2017-18

Medieval Studies 1022 - Introduction to Medieval Studies (Helsen)
This foundation course will introduce civilization and thought in Europe and the Mediterranean between 400 and 1500, with emphasis on the medieval roots of many modern institutions and attitudes, including philosophy, technology, law, governance, courtly love and attitudes to women, warfare, art and archaeology, Christianity and Islam, literature, music and coinage.

English 3300 (formerly 3001) - History of the English Language (Fox)
A study of the historical development of English phonology, morphology, orthography and syntax from Old English to the modern period. At the same time, we examine the changing roles of English (commercial, literary, and administrative) and the different varieties of the language available to its many speakers.

English 3315E - Disenchanted Chaucer: Authority and Literature in Medieval England (Moll)
The authority of crown, family, and church, and even the texts that supported those institutions, was questioned in the late medieval period. While introducing the Middle English language, this course will explore how Geoffrey Chaucer and his contemporaries used literature to critique social and political institutions.

French 3542F - Culture and Literature in Society: The Middle Ages in France (cross-listed with French 4102F) (Nassichuk)
Through the study of the cultural productions from the Middle Ages in France, students will deepen their knowledge of specific productions as well as of critical approaches to them in order to be able to formulate their own critical perspectives and to communicate them effectively and accurately orally and in writing.

French 3870B - History of the French Language (Nassichuk)
An overview of the internal and external evolution of French, from Latin to the present. Historical phonetics, morphology and syntax shed light on lexical developments as well as philological issues arising in French texts of different periods. Social and political factors influencing the status of French today are also considered. 

French 4040A - Old French Language (Leclerc)
The introduction to Old French has a double objective: it permits the direct study of the earliest examples of French literature and at the same time provides a diachronic overview of the morphological, phonetic and syntactic evolution of the French language.

German 3305 - Advanced German (Lausch)
Take your German to the next level while exploring topics such as travel, politics, history, film, music, fine art, literature, technology and the environment.
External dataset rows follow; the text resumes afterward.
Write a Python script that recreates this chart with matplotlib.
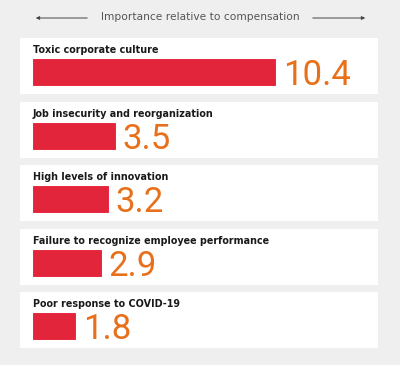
import matplotlib.pyplot as plt
from matplotlib.patches import Rectangle

# Data
factors = ['Toxic corporate culture',
           'Job insecurity and reorganization',
           'High levels of innovation',
           'Failure to recognize employee performance',
           'Poor response to COVID-19']
importance = [10.4, 3.5, 3.2, 2.9, 1.8]
header = 'Importance relative to compensation'

BG = '#efefef'
RED = '#e2253b'
ORANGE = '#e8701a'

fig = plt.figure(figsize=(4, 3.65), dpi=100)
fig.set_facecolor(BG)

# Background layer in pixel coordinates (panels, header arrows)
bg = fig.add_axes([0, 0, 1, 1])
bg.set_xlim(0, 400)
bg.set_ylim(365, 0)
bg.axis('off')
for i in range(len(factors)):
    top = 38 + i * 63.5
    bg.add_patch(Rectangle((20, top), 358, 56, facecolor='white', edgecolor='none'))

bg.text(200, 17, header, ha='center', va='center', fontsize=7.7,
        color='#555555', family='DejaVu Sans')
bg.annotate('', xy=(33, 18), xytext=(90, 18),
            arrowprops=dict(arrowstyle='-|>', color='#444444', lw=0.7,
                            mutation_scale=5))
bg.annotate('', xy=(368, 18), xytext=(310, 18),
            arrowprops=dict(arrowstyle='-|>', color='#444444', lw=0.7,
                            mutation_scale=5))

# Bars
px_per_unit = 23.3
ax = fig.add_axes([33 / 400, 1 - 358.2 / 365, 345 / 400, 318 / 365])
ax.set_xlim(0, 345 / px_per_unit)
ax.set_ylim(len(factors) - 0.5, -0.5)
ax.axis('off')
ax.patch.set_alpha(0)

ypos = list(range(len(factors)))
ax.barh(ypos, importance, height=0.41, left=0, color=RED,
        edgecolor='#e61830', linewidth=0.6)

for y, name, val in zip(ypos, factors, importance):
    ax.text(0, y - 0.3, name, ha='left', va='baseline', fontsize=6.9,
            fontweight='bold', color='#1a1a1a', family='DejaVu Sans')
    ax.annotate(f'{val}', xy=(val, y + 0.205), xytext=(5.5, 0),
                textcoords='offset points', ha='left', va='baseline',
                fontsize=25, color=ORANGE, family='Roboto', fontweight='normal')

fig.savefig('out.png', dpi=100, facecolor=BG)
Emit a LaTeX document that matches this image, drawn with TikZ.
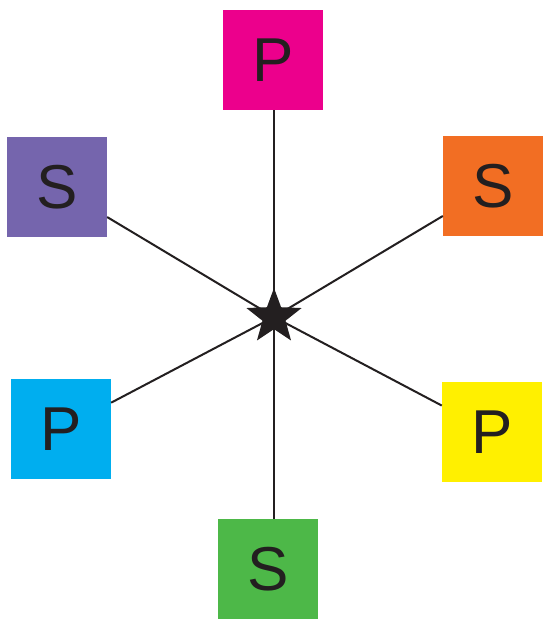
\documentclass[tikz,border=0pt]{standalone}
\usepackage{fontspec}
\setmainfont{Liberation Sans}
\usetikzlibrary{shapes.geometric}
\definecolor{cmag}{HTML}{EC008C}
\definecolor{cpur}{HTML}{7565AD}
\definecolor{cora}{HTML}{F26E23}
\definecolor{cblu}{HTML}{00AEEF}
\definecolor{cyel}{HTML}{FFF000}
\definecolor{cgre}{HTML}{4DB848}
\definecolor{ink}{HTML}{231F20}
\tikzset{
  box/.style={draw=none, minimum size=100pt, inner sep=0pt, text=ink,
    font=\fontsize{62}{62}\selectfont},
  link/.style={draw=ink, line width=2pt},
  starnode/.style={star, star points=5, star point ratio=2.4, fill=ink,
    minimum size=58pt, inner sep=0pt},
}
\begin{document}
\begin{tikzpicture}[x=1pt,y=-1pt]
\useasboundingbox[fill=white] (0,0) rectangle (544,620);
\coordinate (c) at (274,317);
\node[box, fill=cmag] (p1) at (273,60) {P};
\node[box, fill=cpur] (s1) at (57,187) {S};
\node[box, fill=cora] (s2) at (493,186) {S};
\node[box, fill=cblu] (p2) at (61,429) {P};
\node[box, fill=cyel] (p3) at (492,432) {P};
\node[box, fill=cgre] (s3) at (268,569) {S};
\path[link] (c) -- (p1.south -| c);
\path[link] (c) -- (s1);
\path[link] (c) -- (s2);
\path[link] (c) -- (p2);
\path[link] (c) -- (p3);
\path[link] (c) -- (s3.north -| c);
\node[starnode] (st) at (c) {};
\end{tikzpicture}
\end{document}
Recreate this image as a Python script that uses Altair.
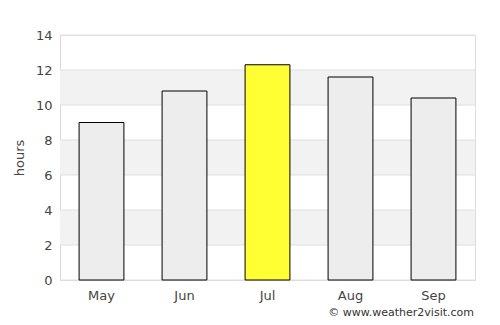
import altair as alt
import pandas as pd

months = ["May", "Jun", "Jul", "Aug", "Sep"]
hours = [9.0, 10.8, 12.3, 11.6, 10.4]
highlight = [False, False, True, False, False]
band_starts = [2, 6, 10]
band_ends = [4, 8, 12]
y_ticks = [0, 2, 4, 6, 8, 10, 12, 14]

bars_df = pd.DataFrame({"month": months, "hours": hours, "hl": highlight})
bands_df = pd.DataFrame({"y0": band_starts, "y1": band_ends})
grid_df = pd.DataFrame({"v": y_ticks})

FONT = "DejaVu Sans"
yscale = alt.Scale(domain=[0, 14], nice=False)
yaxis = alt.Axis(values=y_ticks, grid=False, ticks=False, domain=True,
                 labelOverlap=False, labelFlush=False,
                 domainColor="#d9d9d9", labelColor="#444444",
                 labelFontSize=13, labelFont=FONT, labelPadding=8,
                 titleFont=FONT, titleFontSize=13, titleFontWeight="normal",
                 titleColor="#444444", titlePadding=9)

bands = alt.Chart(bands_df).mark_rect(color="#f2f2f2").encode(
    y=alt.Y("y0:Q", scale=yscale, title="hours", axis=yaxis),
    y2="y1:Q",
    x=alt.value(0),
    x2=alt.value(415),
)

grid = alt.Chart(grid_df).mark_rule(color="#e0e0e0", strokeWidth=1).encode(
    y=alt.Y("v:Q", scale=yscale, title="hours", axis=yaxis),
    x=alt.value(0),
    x2=alt.value(415),
)

bars = alt.Chart(bars_df).mark_bar(stroke="black", strokeWidth=1).encode(
    x=alt.X("month:N", sort=months, title=None,
            scale=alt.Scale(paddingInner=0.46, paddingOuter=0.23),
            axis=alt.Axis(labelAngle=0, ticks=False, domain=True, domainColor="#d9d9d9",
                          labelColor="#444444", labelFontSize=13, labelFont=FONT,
                          labelPadding=9)),
    y=alt.Y("hours:Q", scale=yscale, title="hours", axis=yaxis),
    color=alt.condition(alt.datum.hl, alt.value("#ffff33"), alt.value("#ededed")),
)

credit = alt.Chart(pd.DataFrame({"t": ["© www.weather2visit.com"]})).mark_text(
    align="right", baseline="middle", font=FONT, fontSize=11, color="#333333"
).encode(text="t:N", x=alt.value(414), y=alt.value(278))

chart = alt.layer(bands, grid, bars, credit).properties(
    width=415, height=245,
    autosize=alt.AutoSizeParams(type="none"),
    padding={"left": 60, "top": 35, "right": 25, "bottom": 45},
).configure_view(stroke="#dddddd", strokeWidth=1).configure(
    background="white"
).configure_axis(labelOverlap=False)

chart.save("out.html", embed_options={"renderer": "svg", "actions": False})
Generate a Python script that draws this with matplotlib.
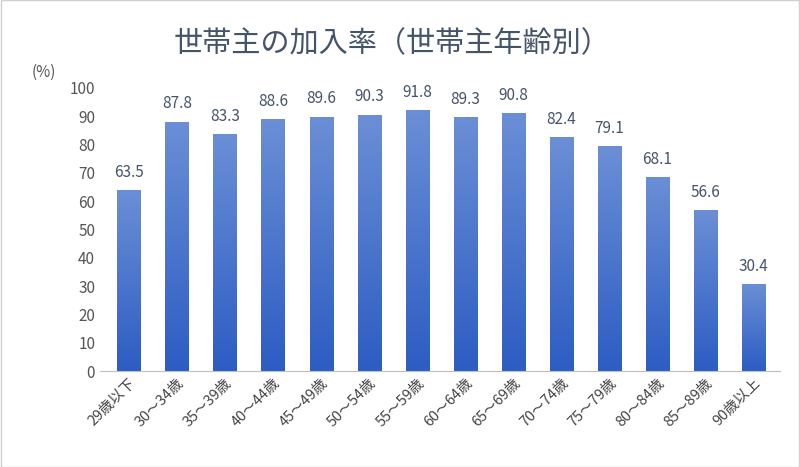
import matplotlib
matplotlib.use("Agg")
import matplotlib.pyplot as plt
import numpy as np
from matplotlib.colors import LinearSegmentedColormap

plt.rcParams["font.family"] = ["Noto Sans CJK JP", "DejaVu Sans"]

categories = ["29歳以下", "30～34歳", "35～39歳", "40～44歳", "45～49歳", "50～54歳",
              "55～59歳", "60～64歳", "65～69歳", "70～74歳", "75～79歳", "80～84歳",
              "85～89歳", "90歳以上"]
values = [63.5, 87.8, 83.3, 88.6, 89.6, 90.3, 91.8, 89.3, 90.8, 82.4, 79.1, 68.1, 56.6, 30.4]
yticks = list(range(0, 101, 10))

fig = plt.figure(figsize=(8, 4.67), dpi=100)
ax = fig.add_axes([0.125, 0.205, 0.85, 0.607])
x = np.arange(len(categories))
bars = ax.bar(x, values, width=0.48, color="none")
cmap = LinearSegmentedColormap.from_list("g", ["#2c5dc3", "#6b8fd6"])
grad = np.linspace(0, 1, 256).reshape(-1, 1)
for b in bars:
    x0, w, h = b.get_x(), b.get_width(), b.get_height()
    ax.imshow(grad, extent=[x0, x0 + w, 0, h], origin="lower", cmap=cmap,
              aspect="auto", zorder=2)
    ax.text(x0 + w / 2, h + 3.5, f"{h:.1f}", ha="center", va="bottom",
            fontsize=11, color="#44546a")
ax.set_xlim(-0.6, len(categories) - 0.45)
ax.set_ylim(0, 100)
ax.set_yticks(yticks)
ax.set_yticklabels([str(t) for t in yticks], fontsize=11, color="#555555")
ax.set_xticks(x)
ax.set_xticklabels(categories, rotation=45, ha="right", rotation_mode="anchor",
                   fontsize=10.5, color="#444444")
ax.tick_params(length=0)
for s in ["top", "right", "left"]:
    ax.spines[s].set_visible(False)
ax.spines["bottom"].set_color("#bfbfbf")
ax.text(-0.1, 1.04, "(%)", transform=ax.transAxes, fontsize=11, color="#555555")
fig.text(0.49, 0.905, "世帯主の加入率（世帯主年齢別）", ha="center", va="center",
         fontsize=21, color="#44546a")
fig.patches.append(plt.Rectangle((0.001, 0.001), 0.998, 0.998, transform=fig.transFigure,
                                 fill=False, edgecolor="#d0d0d0", lw=1))
fig.savefig("out.png", dpi=100)
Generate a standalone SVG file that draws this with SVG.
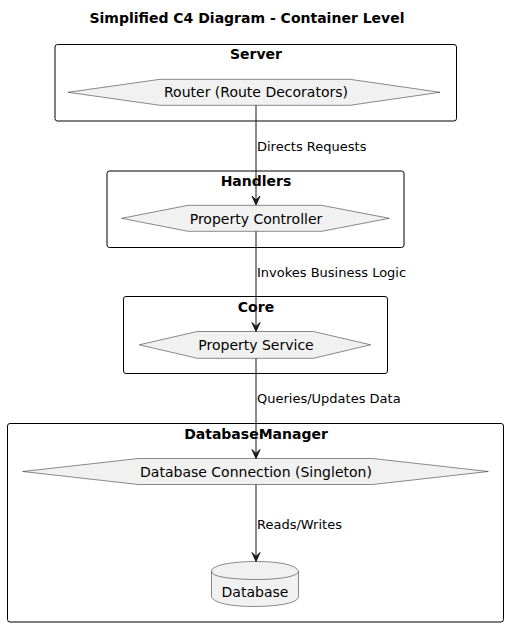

Learn to speak and write more fluently, express yourself more idiomatically, and master the more challenging points of German grammar.

History 2405E - Thrones Games: The English Monarchy from the Anglo-Saxons to the Death of Richard III (Murison)
The course begins with the Anglo-Saxon heptarchy (seven kingdoms) and ends in 1485. We shall study such themes as the means used to attain and keep power, the nature of rebellions and the relationship between rulers and ruled. Students will undertake document work and a Computer Module assist analysis.

History 2606E - The Making of the Modern Middle East (Shatzmiller)
This course moves from the disintegration of the Ottoman Empire through the formation of independent Turkey and the Arab and Jewish states to a consideration of social, economic and political developments such as the development of secular nationalism, socialism, pan-Islamism, and the challenges facing the modern Middle East. History 2608F/G, the former History 2161E. 2 lecture hours, 1 tutorial hour, 1.0 course.

History 3497F - Criminals, Crime Scenes and Punishment in Medieval Britain - Huron University College (Duggan)
When someone commits a crime nowadays, witnesses and/or victims notify the police. But what would people do if no police force existed, as was the case in medieval Britain? How would criminals be apprehended and brought to justice? Not for the faint-hearted, this course will explore how both men and women experienced and dealt with crime in medieval Britain through a variety of (sometimes grisly) topics, including feud, imprisonment, murder, outlawry, rape, robbery, and execution.

History 4603F - Silk Roads and Spice Routes: Ancient and Medieval Asia and World Contacts (Young)
This course will investigate the economic, political, religious, cultural, and technological impact of long distance land and sea trade between Asia and other world regions in ancient and medieval times up to around 1500.

Latin 2000 - Advanced Latin (K. Gervais)
This course completes the study of forms and grammatical material not covered in the beginners’ course and introduces students to the works of Latin authors.

Philosophy 2205W/X - Ancient and Medieval Philosophy - King's University College (Hegedus/Mouroutsou)
A survey of the great philosophers from the pre-Socratics to Aquinas; focusing on the systematic unity of their thought, the influence of their ideas and their importance for us today. Themes include: the nature of reality, human existence, truth, God, political agency, and ethics. Antirequisite(s): Philosophy 2200F/G, 2201F/G. 6 lecture hours, 1.0 course.

Philosophy 3012F/G - Medieval Philosophy (Lagerlund)
A survey of core issues and figures in medieval philosophy. Prerequisite(s): Philosophy 2200F/G, Medieval Studies 1020E, or both of Medieval Studies 1025F/G and 1026F/G. 3 hours, 0.5 course.

Religious Studies 2204F/G - World Religions: Judaism and Islam - King's University College (Hegedus)
A study of the history, faith and practices of Judaism and Islam. Antirequisite(s): Religious Studies 2130 3 hours, 0.5 course.